Aim of the task: Return the material exactly, first line through the line containing "from matplotlib.lines import Line2D", and nothing more. Pictures stay out.

= = = = = = =

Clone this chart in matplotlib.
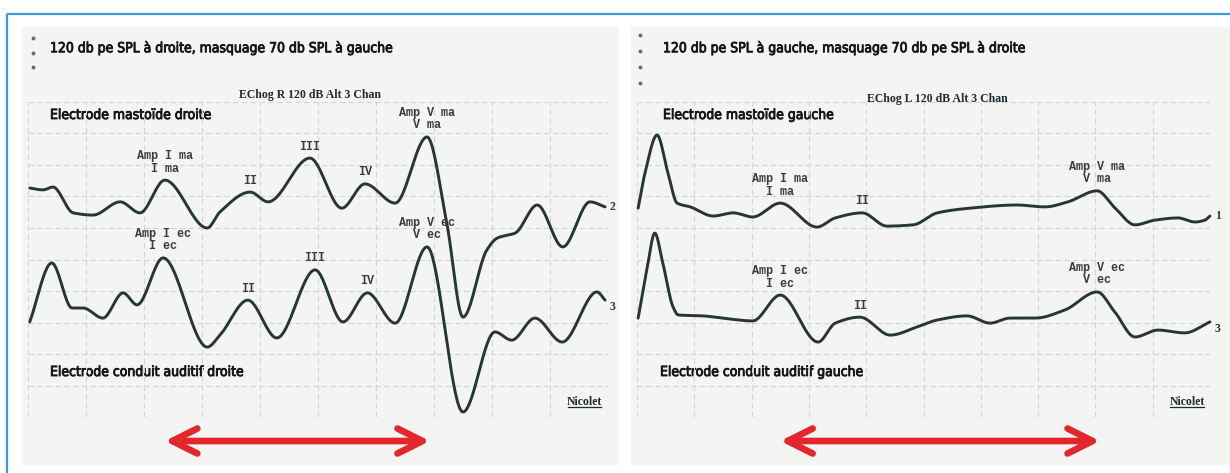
import numpy as np
import matplotlib
matplotlib.use("Agg")
import matplotlib.pyplot as plt
import matplotlib.transforms as mtransforms
import matplotlib.patheffects as pe
from matplotlib import font_manager
from matplotlib.patches import Rectangle
from matplotlib.lines import Line2D

# --- data (x: ms, 1 grid division = 1 ms ; y: grid divisions) ---
# right ear stimulation, mastoid electrode (channel 2)
t_droite_ma = [0.03, 0.26, 0.43, 0.78, 1.12, 1.59, 1.93, 2.36, 3.09, 3.31, 3.83, 4.14, 4.86,
               5.41, 5.81, 6.33, 6.88, 7.22, 7.50, 7.91, 8.09, 8.40, 8.78, 9.22, 9.69, 9.95]
v_droite_ma = [7.27, 7.21, 7.30, 6.48, 6.41, 6.83, 6.48, 7.52, 6.00, 6.51, 7.14, 6.83, 8.22,
               6.63, 7.40, 6.79, 8.89, 6.16, 3.17, 5.30, 5.68, 5.84, 6.73, 5.40, 6.83, 6.67]
# right ear stimulation, ear canal electrode (channel 3)
t_droite_ec = [0.03, 0.41, 0.76, 0.95, 1.29, 1.64, 1.88, 2.33, 3.09, 3.31, 3.79, 4.29, 4.95,
               5.43, 5.85, 6.33, 6.88, 7.50, 8.05, 8.34, 8.74, 9.21, 9.81, 9.95]
v_droite_ec = [3.02, 4.89, 3.46, 3.46, 3.14, 3.94, 3.56, 5.05, 2.22, 2.60, 3.71, 2.51, 4.67,
               3.02, 3.94, 2.98, 5.40, 0.16, 2.70, 2.44, 3.14, 2.38, 3.97, 3.71]
# left ear stimulation, mastoid electrode (channel 1)
t_gauche_ma = [0.02, 0.14, 0.35, 0.54, 0.70, 0.93, 1.33, 1.68, 2.02, 2.50, 3.14, 3.46, 3.93, 4.36,
               4.82, 5.24, 5.81, 6.63, 7.12, 7.52, 8.03, 8.34, 8.69, 9.04, 9.44, 9.74, 9.91, 10.0]
v_gauche_ma = [6.63, 7.75, 8.95, 7.75, 6.79, 6.67, 6.38, 6.48, 6.35, 6.79, 6.03, 6.32, 6.48, 6.06,
               6.10, 6.48, 6.63, 6.73, 6.67, 6.83, 7.18, 6.64, 6.10, 6.25, 6.32, 6.19, 6.25, 6.38]
# left ear stimulation, ear canal electrode (channel 3)
t_gauche_ec = [0.02, 0.18, 0.31, 0.45, 0.63, 0.72, 1.15, 1.62, 2.02, 2.50, 3.16, 3.46, 3.89, 4.42,
               4.89, 5.24, 5.76, 6.16, 6.51, 6.95, 7.47, 8.03, 8.34, 8.69, 9.09, 9.56, 10.0]
v_gauche_ec = [3.14, 4.76, 5.84, 4.89, 3.49, 3.24, 3.21, 3.11, 3.05, 3.87, 2.38, 2.98, 3.17, 2.60,
               2.86, 3.08, 3.21, 2.98, 3.14, 3.14, 3.40, 3.97, 3.33, 2.54, 2.76, 2.67, 3.02]

# peak labels: (index into the trace, text)
pics_droite_ma = [(7, "Amp I ma\nI ma"), (10, "II"), (12, "III"), (14, "IV"), (16, "Amp V ma\nV ma")]
pics_droite_ec = [(7, "Amp I ec\nI ec"), (10, "II"), (12, "III"), (14, "IV"), (16, "Amp V ec\nV ec")]
pics_gauche_ma = [(9, "Amp I ma\nI ma"), (12, "II"), (20, "Amp V ma\nV ma")]
pics_gauche_ec = [(9, "Amp I ec\nI ec"), (12, "II"), (21, "Amp V ec\nV ec")]

titres = ["120 db pe SPL à droite, masquage 70 db SPL à gauche",
          "120 db pe SPL à gauche, masquage 70 db pe SPL à droite"]
entetes = ["EChog R 120 dB Alt 3 Chan", "EChog L 120 dB Alt 3 Chan"]
electrodes_haut = ["Electrode mastoïde droite", "Electrode mastoïde gauche"]
electrodes_bas = ["Electrode conduit auditif droite", "Electrode conduit auditif gauche"]
canaux = [("2", "3"), ("1", "3")]

# fonts
noms = {f.name for f in font_manager.fontManager.ttflist}
if "Liberation Sans Narrow" in noms:
    cond = dict(family="Liberation Sans Narrow")
else:
    cond = dict(family="DejaVu Sans", stretch="condensed")
mono = "Liberation Mono" if "Liberation Mono" in noms else "DejaVu Sans Mono"
serif = "Liberation Serif" if "Liberation Serif" in noms else "DejaVu Serif"
epais = [pe.withStroke(linewidth=0.6, foreground="#161616")]

TRACE = "#253538"
ROUGE = "#e3262b"


def lisse(x, y, n=600):
    # monotone cubic (pchip) through the read points, only for drawing
    x = np.asarray(x, float)
    y = np.asarray(y, float)
    h = np.diff(x)
    d = np.diff(y) / h
    m = np.zeros_like(y)
    for k in range(1, len(x) - 1):
        if d[k - 1] * d[k] > 0:
            w1 = 2 * h[k] + h[k - 1]
            w2 = h[k] + 2 * h[k - 1]
            m[k] = (w1 + w2) / (w1 / d[k - 1] + w2 / d[k])
    m[0], m[-1] = d[0], d[-1]
    xs = np.linspace(x[0], x[-1], n)
    i = np.clip(np.searchsorted(x, xs) - 1, 0, len(h) - 1)
    s = (xs - x[i]) / h[i]
    ys = ((2 * s**3 - 3 * s**2 + 1) * y[i] + (s**3 - 2 * s**2 + s) * h[i] * m[i]
          + (-2 * s**3 + 3 * s**2) * y[i + 1] + (s**3 - s**2) * h[i] * m[i + 1])
    return xs, ys


fig = plt.figure(figsize=(12.3, 4.73), dpi=100)
fig.patch.set_facecolor("white")

# background layer in pixel units
bg = fig.add_axes([0, 0, 1, 1])
bg.set_xlim(0, 1230)
bg.set_ylim(473, 0)
bg.axis("off")
bg.add_patch(Rectangle((7, 14), 1260, 480, fill=False, edgecolor="#3b9ad8", lw=1.6))
bg.add_patch(Rectangle((22, 27), 597, 438, facecolor="#f4f4f2", edgecolor="none"))
bg.add_patch(Rectangle((631, 27), 600, 438, facecolor="#f4f4f2", edgecolor="none"))
bg.plot([33, 33, 33], [38, 53, 67], ls="none", marker="o", ms=1.8, color="#6a6a6a")
bg.plot([640, 640, 640, 640], [35, 51, 67, 83], ls="none", marker="o", ms=1.8, color="#6a6a6a")

panneaux = [
    ([28 / 1230, 56 / 473, 580 / 1230, 315 / 473], 50, 0.486, 1.022,
     (t_droite_ma, v_droite_ma, pics_droite_ma), (t_droite_ec, v_droite_ec, pics_droite_ec)),
    ([637 / 1230, 56 / 473, 573 / 1230, 315 / 473], 663, 0.525, 1.009,
     (t_gauche_ma, v_gauche_ma, pics_gauche_ma), (t_gauche_ec, v_gauche_ec, pics_gauche_ec)),
]

soulignes = []
for k, (rect, x_txt, xe, ye, haut, bas) in enumerate(panneaux):
    ax = fig.add_axes(rect)
    ax.set_xlim(0, 10)
    ax.set_ylim(0, 10)
    ax.set_xticks(range(11))
    ax.set_yticks(range(11))
    ax.tick_params(length=0, labelbottom=False, labelleft=False)
    for sp in ax.spines.values():
        sp.set_visible(False)
    ax.patch.set_visible(False)
    ax.grid(True, color="#d4d4d4", lw=0.8, ls=(0, (5, 3)))

    for (t, v, pics), canal, dy in zip((haut, bas), canaux[k], (0, -5)):
        ax.plot(*lisse(t, v), color=TRACE, lw=2.1, solid_capstyle="round", clip_on=False)
        for i, txt in pics:
            ax.annotate(txt, (t[i], v[i]), xytext=(0, 4), textcoords="offset points",
                        ha="center", va="bottom", fontsize=8.5, family=mono,
                        fontweight="bold", color="#3c3c3c", linespacing=1.05)
        ax.annotate(canal, (t[-1], v[-1]), xytext=(3.5, dy), textcoords="offset points",
                    ha="left", va="center", fontsize=8.5, family=serif, fontweight="bold",
                    color="#333333")

    ax.text(xe, ye, entetes[k], transform=ax.transAxes, ha="center", va="center",
            fontsize=8.5, family=serif, fontweight="bold", color="#1e2a30")
    nic = ax.text(0.96, 0.03, "Nicolet", transform=ax.transAxes, ha="center", va="bottom",
                  fontsize=8.5, family=serif, fontweight="bold", color="#1e2a30")
    soulignes.append(nic)

    # red double arrow spanning wave I to wave V
    t, v, pics = haut
    tr = mtransforms.blended_transform_factory(ax.transData, fig.transFigure)
    y_fl = 1 - 441 / 473
    ax.annotate("", xy=(t[pics[-1][0]] + 0.05, y_fl), xytext=(t[pics[0][0]], y_fl),
                xycoords=tr, textcoords=tr, annotation_clip=False,
                arrowprops=dict(arrowstyle="<->,head_length=1.8,head_width=0.9",
                                color=ROUGE, lw=4.8, shrinkA=0, shrinkB=0))

    for y_txt, txt, dx in ((48, titres[k], 0), (115, electrodes_haut[k], 0),
                           (372, electrodes_bas[k], 0 if k == 0 else -3)):
        bg.text(x_txt + dx, y_txt, txt, ha="left", va="center", fontsize=10,
                color="#161616", path_effects=epais, **cond)

# underline "Nicolet"
fig.canvas.draw()
for nic in soulignes:
    bb = nic.get_window_extent()
    fig.add_artist(Line2D([bb.x0 + 1, bb.x1 - 1], [bb.y0 + 1, bb.y0 + 1], lw=0.9,
                          color="#1e2a30", transform=mtransforms.IdentityTransform()))

fig.savefig("out.png", dpi=100, facecolor="white")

= = = = = = =

Full answer:
Clone this chart in matplotlib.
import numpy as np
import matplotlib
matplotlib.use("Agg")
import matplotlib.pyplot as plt
import matplotlib.transforms as mtransforms
import matplotlib.patheffects as pe
from matplotlib import font_manager
from matplotlib.patches import Rectangle
from matplotlib.lines import Line2D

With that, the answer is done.